It’s not over, believes Rory McIlroy, and no-one in the rest of the field cares that it’s him atop the leaderboard after two rounds at the BMW PGA Championship with a commanding three-shot lead while not playing quite as well as he might.
Better perhaps to take the testimony of playing partner and reigning champion Alex Noren after Mcilroy picked apart the West Course yesterday for a seven-under 65 to take him to 12-under after 36 holes.
“That’s the best round I’ve ever seen,” said the Swede. “I’m about to quit golf, I think. I don’t think I’ve ever seen anything like that. It’s just shot after shot after shot.”
It could be the canny Swede trying to lull McIlroy into a false sense of security. Noren did, after all, haul in Australia’s Andrew Dodt last year from seven shots in arrears with a final round 62. One suspects, at a mere five strokes back with 36 holes still to play, he’s not waving the white flag just yet.
But it’s unlikely to waver McIlroy either, as he knows what can happen in the sort of muggy, moist weekend we’re promised here; the sort of frustration that caused Thomas Pieters to snap a club shaft behind his neck after an errant shot. Don’t try that at home, folks.
And of course McIlroy himself made up seven shots on Thomas Bjorn on his way to his 2014 victory in this championship.
“Jeez, I could go out and shoot two more 65s over the weekend and still get beaten,” he reasoned after his round. “You can’t expect to win. All I expect is to out there and control what I can control.
“Does my name on the leaderboard send a message? Not really, I played two good rounds of golf, I’ll need another two to win. I don’t think anyone cares if my name’s on the leaderboard or anyone else’s.”
And McIlroy adds with some conviction that he doesn’t feel entirely comfortable with his game yet, although obviously he’s nearing that point every day.
“I’m still missing a shot here and there,” he said, and indeed he did miss three glaring birdie chances on the first three holes and didn’t birdie either of the closing par fives.
“I was 21 holes into the tournament so I wasn’t upset, I knew there were more chances to come,” he continued. “And I’ve made four pars (on the final two holes) when I really should be making at least, two birdies, but I played the other par fives well.
“It all balances itself out, but I would to play those two holes a little better tomorrow.”

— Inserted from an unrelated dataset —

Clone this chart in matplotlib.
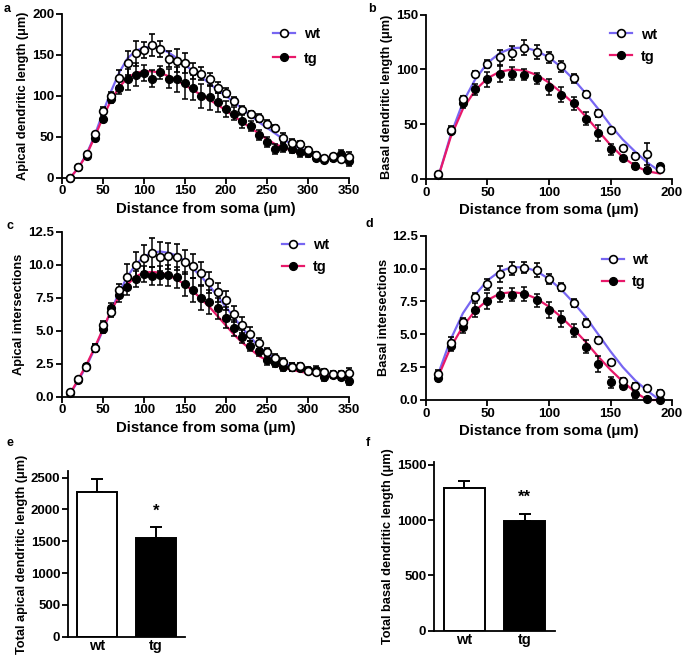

Perhaps the ominous thing is that McIlroy is seeing so many chances, and that his putting seems so on point. He has trended towards overwhelming streaks of success at his best and it feels like one is brewing, like it did in 2014.
“There was a bit of a flow going on in the back nine,” he said. “I was hitting good shots and good putts and got a little bit of momentum and that went with me.
“But I still feel like there’s a bit of work to do. There were a couple of loose shots out there, so it’s still not 100 per cent where I want it, but it’s getting there. It’s going in the right direction.”
The other benefit, of course, is that he is no longer hampered by the rib injury that plagued him throughout last year.
“It makes a huge difference, to know I’m going to be able to stand and hit balls all day and it won’t affect me, it won’t hurt me and I won’t feel the effects of it next day,” he said.
“You take that for granted when you’re not injured, and because that’s what we need to do, we need to stand on the range hit balls and get comfortable. And if you can get enough repetitions all this out here becomes a little bit easier.”
Sam Horsfield, the winner of the Tour’s Qualifying School last November, is the man closest to McIlroy and actually has more momentum going, standing at ten-under for the 27 holes since the turn on Thursday.
The 21-year-old certainly recognises who it is three shots ahead of him.
“I think any time you’re playing on the weekend and you’re up there near Rory, I think you’re going to be doing pretty well,” he said. “I’m just looking forward to tomorrow, whether I am playing with Rory or whoever, I’m going to go out there and give it my all.”
The threat to McIlroy may yet come from the proven winners behind him like Tommy Fleetwood, who cruised into third on his own with a 66, or Noren, Kiradech Aphibarnrat, or even Branden Grace and his old friend Graeme McDowell – making a significant bid to relinquish the vice-captaincy duties for the Ryder Cup he assumed only on Tuesday with rounds of 71 and 67.